Phishing e smishing consentono ai malfattori di ottenere le credenziali di accesso statiche (tipicamente user e password). Il vishing viene invece più spesso usato per carpire la password dinamica, ossia il codice univoco che serve per la singola operazione dispositiva. Nel caso deciso dal Tribunale di Grosseto i coniugi sono stati vittime dell’utilizzo misto di più tecniche: alla fine i malfattori hanno ottenuto – in parte dalla moglie, in parte dal marito – tutte le credenziali di accesso e hanno fatto il bonifico a sé stessi. Non vi è certamente dolo dei clienti. La questione è se vi sia una loro colpa, e in particolare se la colpa possa considerarsi grave.

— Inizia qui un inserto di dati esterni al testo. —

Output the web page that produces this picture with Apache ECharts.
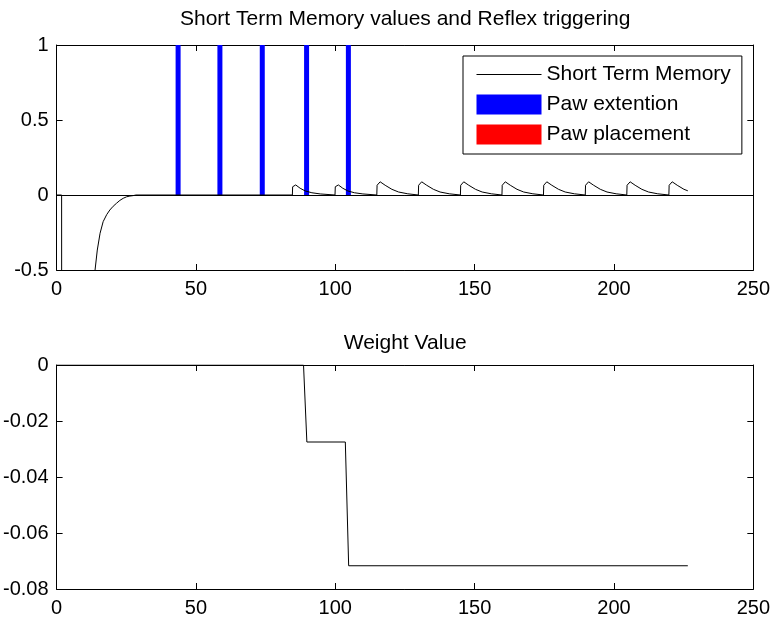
<!DOCTYPE html>
<html>
<head>
<meta charset="utf-8">
<script src="https://cdn.jsdelivr.net/npm/echarts/dist/echarts.min.js"></script>
<style>
  html, body { margin: 0; padding: 0; background: #fff; }
  #chart { width: 773px; height: 619px; }
</style>
</head>
<body>
<div id="chart"></div>
<script>
// Short term memory trace: initial dip and recovery, [time, value]
const stmRecovery = [
  [0, 0], [1.8, 0], [1.9, -4], [8, -2.2], [12, -0.85], [13.8, -0.5], [14.6, -0.367],
  [15.6, -0.255], [16.7, -0.178], [18, -0.13], [19.1, -0.1], [20.3, -0.075],
  [21.5, -0.055], [22.7, -0.036], [23.9, -0.022], [25.1, -0.012], [26.3, -0.007],
  [27.5, -0.004], [28.5, 0]
];

// Short term memory trace: periodic pulses, [time, value]
const stmPulses = [
  [84.6, 0], [84.7, 0.055], [85.8, 0.067], [87.4, 0.045], [89.2, 0.027], [91.6, 0.015], [92.1, 0.007], [94.6, 0.007], [94.8, 0],
  [99.9, 0], [100, 0.055], [101.1, 0.067], [102.7, 0.045], [104.5, 0.027], [106.9, 0.015], [107.4, 0.007], [109.9, 0.007], [110.1, 0],
  [114.9, 0], [115, 0.065], [116.1, 0.088], [117.9, 0.065], [120.3, 0.038], [122.7, 0.02], [123.2, 0.008], [126, 0.008], [126.2, 0],
  [129.8, 0], [129.9, 0.065], [131, 0.088], [132.8, 0.065], [135.2, 0.038], [137.6, 0.02], [138.1, 0.008], [140.9, 0.008], [141.1, 0],
  [144.9, 0], [145, 0.065], [146.1, 0.088], [147.9, 0.065], [150.3, 0.038], [152.7, 0.02], [153.2, 0.008], [156, 0.008], [156.2, 0],
  [159.8, 0], [159.9, 0.065], [161, 0.088], [162.8, 0.065], [165.2, 0.038], [167.6, 0.02], [168.1, 0.008], [170.9, 0.008], [171.1, 0],
  [174.7, 0], [174.8, 0.065], [175.9, 0.088], [177.7, 0.065], [180.1, 0.038], [182.5, 0.02], [183, 0.008], [185.8, 0.008], [186, 0],
  [189.7, 0], [189.8, 0.065], [190.9, 0.088], [192.7, 0.065], [195.1, 0.038], [197.5, 0.02], [198, 0.008], [200.8, 0.008], [201, 0],
  [204.6, 0], [204.7, 0.065], [205.8, 0.088], [207.6, 0.065], [210, 0.038], [212.4, 0.02], [212.9, 0.008], [215.7, 0.008], [215.9, 0],
  [219.7, 0], [219.8, 0.065], [220.9, 0.088], [222.7, 0.065], [225.1, 0.038], [226.5, 0.028]
];

// Reflex triggers, [time, height]
const pawExtention = [[43.6, 1], [58.6, 1], [73.8, 1], [89.7, 1], [104.7, 1]];
const pawPlacement = [];

// Weight value over time, [time, value]
const weightValue = [
  [0, 0], [88.6, 0], [89.8, -0.0275], [103.6, -0.0275], [104.8, -0.0717], [226.5, -0.0717]
];

// Axis ranges and tick steps
const timeAxis = { min: 0, max: 250, interval: 50 };
const stmAxis = { min: -0.5, max: 1, interval: 0.5 };
const weightAxis = { min: -0.08, max: 0, interval: 0.02 };

const FONT = "'Liberation Sans', Arial, Helvetica, sans-serif";
const INK = '#000';

function boxAxis(dim, gridIndex, range, position, labelled) {
  return {
    type: 'value',
    gridIndex: gridIndex,
    position: position,
    min: range.min,
    max: range.max,
    interval: range.interval,
    axisLine: { show: true, onZero: false, lineStyle: { color: INK, width: 1 } },
    axisTick: { show: true, inside: true, length: 6, lineStyle: { color: INK, width: 1 } },
    axisLabel: {
      show: labelled,
      margin: dim === 'x' ? 9 : 8,
      fontSize: 20,
      fontFamily: FONT,
      color: INK
    },
    splitLine: { show: false }
  };
}

const chart = echarts.init(document.getElementById('chart'), null, { renderer: 'canvas' });

chart.setOption({
  animation: false,
  backgroundColor: '#fff',
  grid: [
    { left: 56.6, right: 19.3, top: 45, height: 225 },
    { left: 56.6, right: 19.3, top: 365, height: 224 }
  ],
  xAxis: [
    boxAxis('x', 0, timeAxis, 'bottom', true),
    boxAxis('x', 0, timeAxis, 'top', false),
    boxAxis('x', 1, timeAxis, 'bottom', true),
    boxAxis('x', 1, timeAxis, 'top', false)
  ],
  yAxis: [
    boxAxis('y', 0, stmAxis, 'left', true),
    boxAxis('y', 0, stmAxis, 'right', false),
    boxAxis('y', 1, weightAxis, 'left', true),
    boxAxis('y', 1, weightAxis, 'right', false)
  ],
  graphic: [
    {
      type: 'text', x: 405.2, y: 19,
      style: {
        text: 'Short Term Memory values and Reflex triggering',
        font: '21px ' + FONT, fill: INK, align: 'center', verticalAlign: 'middle'
      }
    },
    {
      type: 'text', x: 405.2, y: 343,
      style: {
        text: 'Weight Value',
        font: '21px ' + FONT, fill: INK, align: 'center', verticalAlign: 'middle'
      }
    }
  ],
  legend: {
    orient: 'vertical',
    left: 463,
    top: 56,
    padding: [8, 11, 9, 13],
    itemWidth: 65,
    itemHeight: 20,
    itemGap: 9,
    selectedMode: false,
    borderColor: INK,
    borderWidth: 1,
    backgroundColor: '#fff',
    textStyle: { fontSize: 21, fontFamily: FONT, color: INK },
    data: [
      { name: 'Short Term Memory', itemStyle: { opacity: 0 }, lineStyle: { width: 1, color: INK } },
      { name: 'Paw extention', icon: 'rect' },
      { name: 'Paw placement', icon: 'rect' }
    ]
  },
  series: [
    {
      name: 'Short Term Memory',
      type: 'line',
      xAxisIndex: 0,
      yAxisIndex: 0,
      data: stmRecovery.concat(stmPulses),
      symbol: 'none',
      clip: true,
      lineStyle: { color: INK, width: 1 },
      itemStyle: { color: INK }
    },
    {
      name: 'Paw extention',
      type: 'bar',
      xAxisIndex: 0,
      yAxisIndex: 0,
      data: pawExtention,
      barWidth: 5,
      barGap: '-100%',
      itemStyle: { color: '#0000ff' },
      markLine: {
        silent: true,
        symbol: ['none', 'none'],
        label: { show: false },
        lineStyle: { color: INK, type: 'solid', width: 1 },
        data: [{ yAxis: 0 }]
      }
    },
    {
      name: 'Paw placement',
      type: 'bar',
      xAxisIndex: 0,
      yAxisIndex: 0,
      data: pawPlacement,
      barWidth: 5,
      barGap: '-100%',
      itemStyle: { color: '#ff0000' }
    },
    {
      name: 'Weight Value',
      type: 'line',
      xAxisIndex: 2,
      yAxisIndex: 2,
      data: weightValue,
      symbol: 'none',
      lineStyle: { color: INK, width: 1 },
      itemStyle: { color: INK }
    }
  ]
});
</script>
</body>
</html>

La questione della responsabilità nelle operazioni di home banking è disciplinata nel d.lgs. n. 11/2010. Rilevante è in particolare l’art. 12 di detto decreto. L’ordinanza del Tribunale di Grosseto contiene una piccola imprecisione, in quanto fa riferimento a una versione dell’art. 12 ormai non più in vigore: il d.lgs. n. 11/2010, attuativo di normativa comunitaria, è stato modificato a far tempo dal 13 gennaio 2018, ed è in vigore – da allora – una nuova versione. La versione attuale del comma 3 dell’art. 12 del d.lgs. n. 11/2010 prevede che “salvo se abbia agito in modo fraudolento o non abbia adempiuto a uno o più degli obblighi di cui all’articolo 7, con dolo o colpa grave, il pagatore può sopportare, per un importo comunque non superiore a euro 50, la perdita relativa a operazioni di pagamento non autorizzate derivanti dall’utilizzo indebito dello strumento di pagamento conseguente al suo furto, smarrimento o appropriazione indebita”.

La modifica normativa non ha peraltro cambiato la sostanza della questione: in caso di dolo o colpa grave risponde il cliente; negli altri casi (colpa lieve o assenza di colpa del cliente) risponde la banca. Spetta al giudice di merito, di volta in volta, stabilire se vi sia colpa grave o meno. Il Tribunale di Grosseto esclude, nel caso di specie, la colpa grave dei coniugi: l’sms appariva provenire dalla banca e la telefonata appariva provenire dalla banca. Vero è che i coniugi hanno creduto al messaggio e alla telefonata. Tuttavia non possono considerarsi integrati – scrive il giudice grossetano – gli estremi della colpa grave, in quanto queste modalità di truffa – che usano una pluralità di tecniche sofisticate (smishing, vishing e spoofing) – non sono riconoscibili per un utente di media diligenza. In conclusione, il Tribunale di Grosseto condanna la banca a risarcire i correntisti.